──────── Material ────────
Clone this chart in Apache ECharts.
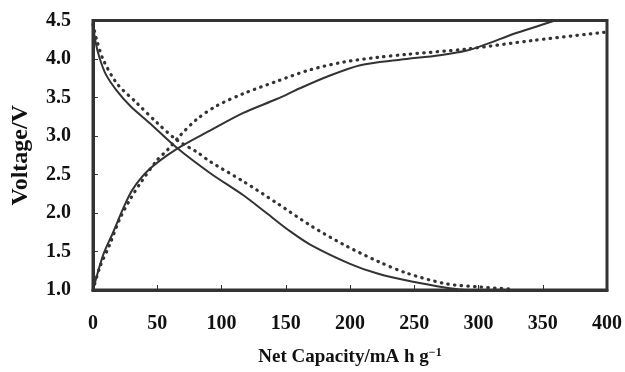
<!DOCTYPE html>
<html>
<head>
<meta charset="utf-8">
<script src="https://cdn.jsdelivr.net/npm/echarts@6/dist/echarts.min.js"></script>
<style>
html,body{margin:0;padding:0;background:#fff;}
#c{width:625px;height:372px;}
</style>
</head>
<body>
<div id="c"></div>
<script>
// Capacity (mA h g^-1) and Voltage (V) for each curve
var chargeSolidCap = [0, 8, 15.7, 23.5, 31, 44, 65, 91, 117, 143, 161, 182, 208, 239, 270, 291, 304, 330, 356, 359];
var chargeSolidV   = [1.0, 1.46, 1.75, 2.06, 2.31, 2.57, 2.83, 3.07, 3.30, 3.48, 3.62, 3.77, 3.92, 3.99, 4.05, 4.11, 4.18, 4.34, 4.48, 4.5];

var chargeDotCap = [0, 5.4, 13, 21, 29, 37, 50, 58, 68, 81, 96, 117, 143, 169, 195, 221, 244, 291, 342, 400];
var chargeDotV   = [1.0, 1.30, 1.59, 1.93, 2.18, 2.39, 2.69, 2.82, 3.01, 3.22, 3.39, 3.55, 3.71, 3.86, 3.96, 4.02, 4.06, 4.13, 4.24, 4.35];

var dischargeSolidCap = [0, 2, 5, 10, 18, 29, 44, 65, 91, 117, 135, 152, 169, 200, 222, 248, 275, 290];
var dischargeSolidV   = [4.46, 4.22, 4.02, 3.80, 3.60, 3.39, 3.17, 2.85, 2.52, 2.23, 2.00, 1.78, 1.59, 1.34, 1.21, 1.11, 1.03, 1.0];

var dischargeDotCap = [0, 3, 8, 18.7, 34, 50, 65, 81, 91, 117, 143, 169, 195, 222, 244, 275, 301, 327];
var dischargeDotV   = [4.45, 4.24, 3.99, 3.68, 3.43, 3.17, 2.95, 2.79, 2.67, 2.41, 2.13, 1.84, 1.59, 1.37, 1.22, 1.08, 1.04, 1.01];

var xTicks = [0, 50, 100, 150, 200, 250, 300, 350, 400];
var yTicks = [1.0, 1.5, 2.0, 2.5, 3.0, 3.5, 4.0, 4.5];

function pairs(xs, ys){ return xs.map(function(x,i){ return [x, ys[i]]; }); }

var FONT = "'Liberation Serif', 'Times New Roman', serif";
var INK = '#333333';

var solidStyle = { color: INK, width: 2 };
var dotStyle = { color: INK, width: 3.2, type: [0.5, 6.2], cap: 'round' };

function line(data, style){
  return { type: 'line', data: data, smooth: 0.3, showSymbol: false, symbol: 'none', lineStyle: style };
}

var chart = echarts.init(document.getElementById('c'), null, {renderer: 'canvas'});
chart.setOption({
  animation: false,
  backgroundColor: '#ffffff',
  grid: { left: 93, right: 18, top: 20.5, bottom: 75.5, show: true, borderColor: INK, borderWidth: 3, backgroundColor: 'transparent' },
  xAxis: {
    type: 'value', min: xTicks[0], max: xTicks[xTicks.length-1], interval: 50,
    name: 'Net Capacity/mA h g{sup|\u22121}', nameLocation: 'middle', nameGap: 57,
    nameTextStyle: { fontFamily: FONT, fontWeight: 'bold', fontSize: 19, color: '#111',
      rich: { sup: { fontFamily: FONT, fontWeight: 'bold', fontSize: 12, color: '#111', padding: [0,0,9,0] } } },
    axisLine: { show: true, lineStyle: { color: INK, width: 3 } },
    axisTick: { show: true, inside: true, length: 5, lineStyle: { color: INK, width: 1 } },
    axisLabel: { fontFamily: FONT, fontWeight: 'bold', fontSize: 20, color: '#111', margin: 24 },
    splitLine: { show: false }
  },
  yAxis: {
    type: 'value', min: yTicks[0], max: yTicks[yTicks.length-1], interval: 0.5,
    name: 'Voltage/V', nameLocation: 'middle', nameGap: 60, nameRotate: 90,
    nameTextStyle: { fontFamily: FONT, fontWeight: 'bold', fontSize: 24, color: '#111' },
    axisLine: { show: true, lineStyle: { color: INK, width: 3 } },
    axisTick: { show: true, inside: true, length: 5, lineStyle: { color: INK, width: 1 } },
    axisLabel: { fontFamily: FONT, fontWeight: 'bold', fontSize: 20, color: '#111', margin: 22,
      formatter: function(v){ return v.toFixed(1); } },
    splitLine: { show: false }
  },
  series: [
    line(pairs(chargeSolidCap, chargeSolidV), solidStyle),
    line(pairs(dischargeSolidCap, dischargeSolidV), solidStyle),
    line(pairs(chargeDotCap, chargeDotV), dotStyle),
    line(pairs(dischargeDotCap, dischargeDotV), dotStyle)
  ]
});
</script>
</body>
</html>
────────
Set task | Repeat all of the data above word for word, minus the pictures.

Exercise result |
Clone this chart in Apache ECharts.
<!DOCTYPE html>
<html>
<head>
<meta charset="utf-8">
<script src="https://cdn.jsdelivr.net/npm/echarts@6/dist/echarts.min.js"></script>
<style>
html,body{margin:0;padding:0;background:#fff;}
#c{width:625px;height:372px;}
</style>
</head>
<body>
<div id="c"></div>
<script>
// Capacity (mA h g^-1) and Voltage (V) for each curve
var chargeSolidCap = [0, 8, 15.7, 23.5, 31, 44, 65, 91, 117, 143, 161, 182, 208, 239, 270, 291, 304, 330, 356, 359];
var chargeSolidV   = [1.0, 1.46, 1.75, 2.06, 2.31, 2.57, 2.83, 3.07, 3.30, 3.48, 3.62, 3.77, 3.92, 3.99, 4.05, 4.11, 4.18, 4.34, 4.48, 4.5];

var chargeDotCap = [0, 5.4, 13, 21, 29, 37, 50, 58, 68, 81, 96, 117, 143, 169, 195, 221, 244, 291, 342, 400];
var chargeDotV   = [1.0, 1.30, 1.59, 1.93, 2.18, 2.39, 2.69, 2.82, 3.01, 3.22, 3.39, 3.55, 3.71, 3.86, 3.96, 4.02, 4.06, 4.13, 4.24, 4.35];

var dischargeSolidCap = [0, 2, 5, 10, 18, 29, 44, 65, 91, 117, 135, 152, 169, 200, 222, 248, 275, 290];
var dischargeSolidV   = [4.46, 4.22, 4.02, 3.80, 3.60, 3.39, 3.17, 2.85, 2.52, 2.23, 2.00, 1.78, 1.59, 1.34, 1.21, 1.11, 1.03, 1.0];

var dischargeDotCap = [0, 3, 8, 18.7, 34, 50, 65, 81, 91, 117, 143, 169, 195, 222, 244, 275, 301, 327];
var dischargeDotV   = [4.45, 4.24, 3.99, 3.68, 3.43, 3.17, 2.95, 2.79, 2.67, 2.41, 2.13, 1.84, 1.59, 1.37, 1.22, 1.08, 1.04, 1.01];

var xTicks = [0, 50, 100, 150, 200, 250, 300, 350, 400];
var yTicks = [1.0, 1.5, 2.0, 2.5, 3.0, 3.5, 4.0, 4.5];

function pairs(xs, ys){ return xs.map(function(x,i){ return [x, ys[i]]; }); }

var FONT = "'Liberation Serif', 'Times New Roman', serif";
var INK = '#333333';

var solidStyle = { color: INK, width: 2 };
var dotStyle = { color: INK, width: 3.2, type: [0.5, 6.2], cap: 'round' };

function line(data, style){
  return { type: 'line', data: data, smooth: 0.3, showSymbol: false, symbol: 'none', lineStyle: style };
}

var chart = echarts.init(document.getElementById('c'), null, {renderer: 'canvas'});
chart.setOption({
  animation: false,
  backgroundColor: '#ffffff',
  grid: { left: 93, right: 18, top: 20.5, bottom: 75.5, show: true, borderColor: INK, borderWidth: 3, backgroundColor: 'transparent' },
  xAxis: {
    type: 'value', min: xTicks[0], max: xTicks[xTicks.length-1], interval: 50,
    name: 'Net Capacity/mA h g{sup|\u22121}', nameLocation: 'middle', nameGap: 57,
    nameTextStyle: { fontFamily: FONT, fontWeight: 'bold', fontSize: 19, color: '#111',
      rich: { sup: { fontFamily: FONT, fontWeight: 'bold', fontSize: 12, color: '#111', padding: [0,0,9,0] } } },
    axisLine: { show: true, lineStyle: { color: INK, width: 3 } },
    axisTick: { show: true, inside: true, length: 5, lineStyle: { color: INK, width: 1 } },
    axisLabel: { fontFamily: FONT, fontWeight: 'bold', fontSize: 20, color: '#111', margin: 24 },
    splitLine: { show: false }
  },
  yAxis: {
    type: 'value', min: yTicks[0], max: yTicks[yTicks.length-1], interval: 0.5,
    name: 'Voltage/V', nameLocation: 'middle', nameGap: 60, nameRotate: 90,
    nameTextStyle: { fontFamily: FONT, fontWeight: 'bold', fontSize: 24, color: '#111' },
    axisLine: { show: true, lineStyle: { color: INK, width: 3 } },
    axisTick: { show: true, inside: true, length: 5, lineStyle: { color: INK, width: 1 } },
    axisLabel: { fontFamily: FONT, fontWeight: 'bold', fontSize: 20, color: '#111', margin: 22,
      formatter: function(v){ return v.toFixed(1); } },
    splitLine: { show: false }
  },
  series: [
    line(pairs(chargeSolidCap, chargeSolidV), solidStyle),
    line(pairs(dischargeSolidCap, dischargeSolidV), solidStyle),
    line(pairs(chargeDotCap, chargeDotV), dotStyle),
    line(pairs(dischargeDotCap, dischargeDotV), dotStyle)
  ]
});
</script>
</body>
</html>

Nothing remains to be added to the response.